All’inizio. Quando sono subentrato la situazione era complicata. Con ragazzi come Pintus, Iliev e Vinciguerra abbiamo seminato nonostante le difficoltà. All’inizio annaffiavamo il seme, ma non cresceva. C’erano distrazioni, anche mie. Ma poi abbiamo corretto, e siamo cresciuti.
Nel calcio spesso si rischia di mettere sé stessi davanti al gruppo. Tu hai mostrato un interesse reale per i ragazzi.
Quando smetti di giocare, devi fare uno switch. Devi ricordarti com’era essere dall’altra parte. Non ho avuto grandi nomi come allenatori, ma persone coerenti. La coerenza, anche nei principi, è ciò che crea connessione. I ragazzi ti studiano: se non sei autentico, lo capiscono subito.
Ho notato una concorrenza sana tra i tuoi attaccanti. Nessuna tensione, solo spirito di gruppo. Come ci sei riuscito?
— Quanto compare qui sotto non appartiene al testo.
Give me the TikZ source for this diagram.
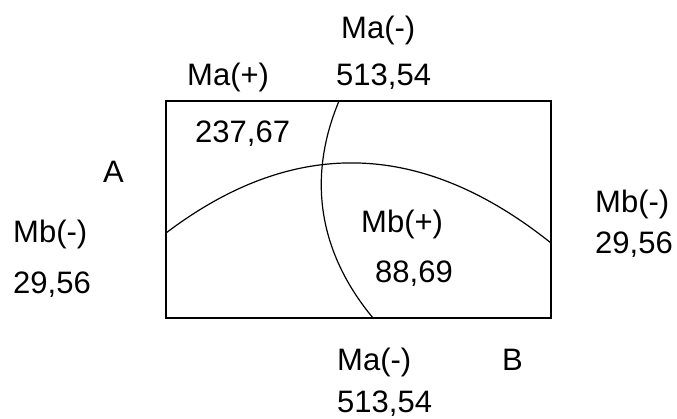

È stata una delle nostre vittorie. Nei primi giorni di ritiro ho spiegato chiaramente che sapevo cosa si prova a non essere titolari. Un mio ex allenatore diceva: “Compratevi le mollettine”. Bisogna saper sorridere anche se dentro c’è delusione. Parlare a cuore aperto crea connessione. Il giocatore che non gioca non può essere felice, ma deve volere il bene della squadra.
Oggi più che mai serve sapersi adattare. I tuoi ragazzi lo hanno capito?
Sì. Li ho abituati a essere intelligenti e flessibili. Hanno soglie d’attenzione basse, quindi lavoriamo molto con le immagini. Oggi la qualità fa la differenza, non la quantità. Non serve fare 20 partite da titolare: anche entrando dalla panchina puoi lasciare il segno.
Hai trasformato un ragazzo arrabbiato come Mimmo Balde in un ragazzo sereno. Come hai fatto?
Ho toccato le corde dell’anima. Ogni ragazzo ha una storia, spesso di sofferenza. Con Mimmo ho avuto un approccio diverso, come meritava. Ha capito che intorno a lui c’erano persone che volevano il suo bene. Si è aperto, ha mostrato le sue paure, e questo ha dato forza alla nostra miscela vincente.
Leadership?
Viene riconosciuta dal gruppo. Non voglio essere un leader prepotente, ma cooperativo. Le decisioni le prendo io, ma voglio collaborazione. Ci siamo anche divertiti. Abbiamo creato un’identità riconoscibile, un’eredità. Ai ragazzi ho sempre detto: rispetto per tutti, paura di nessuno. Questo è stato il nostro cavallo di battaglia.